When doping a material, why is As called impurity? Doping is the act of adding impurities to Group-IV elements to e.g. improve their conductivity. Though it is improving the conductivity, why is it called impurities?
 A: The word "impurity" is not about the properties. 
Add pepper to a salt grinder; it might taste better, it might taste worse, it is nevertheless less pure than before.
Pepper is the impurity in the salt. (In some sense, the salt can also be considered the impurity in the little pepper amount.) 
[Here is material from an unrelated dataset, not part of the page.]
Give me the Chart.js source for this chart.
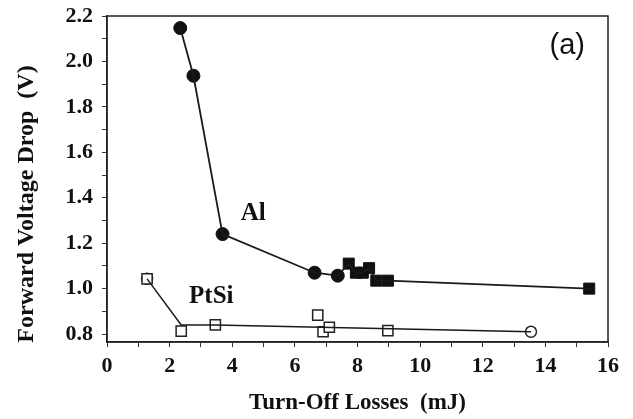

I believe this confusion stems from the word "impurity" usually being connected to something negative. It surely sounds like a bad thing, doesn't it? Wouldn't it be best to have pure substances to work with? "Impurities"; it sounds like dirt in an otherwise perfect material. I agree; I've been there myself.
But it simply isn't.
Impurities are the key source of many many MANY functional materials and a way to alter microstructure to the better. Just as your example of improved conductivity.
Very much research in material science has the soul purpose of finding better impurity combinations in materials to solve specific tasks (and improve specific properties); everything from the hardening of steel (trapping carbon atoms in the iron lattice) to the photovoltaics in solar cells (doping to create semiconductors) is caused by impurities.
A perfect material is not necessarily a pure material. Let me finish with a quote from a brilliant mastermind:

“Without imperfection, neither you nor I would exist” - Stephen W. Hawking

A: Because adding e.g. As in the case of Si does not only contribute with a free electron but also leaves an ionized As atom behind. This atom has a fixed positive charge, therefore does not contribute to electronic transport, but it acts as scattering center. Such dopant atoms e.g. reduce the mobility of free carriers.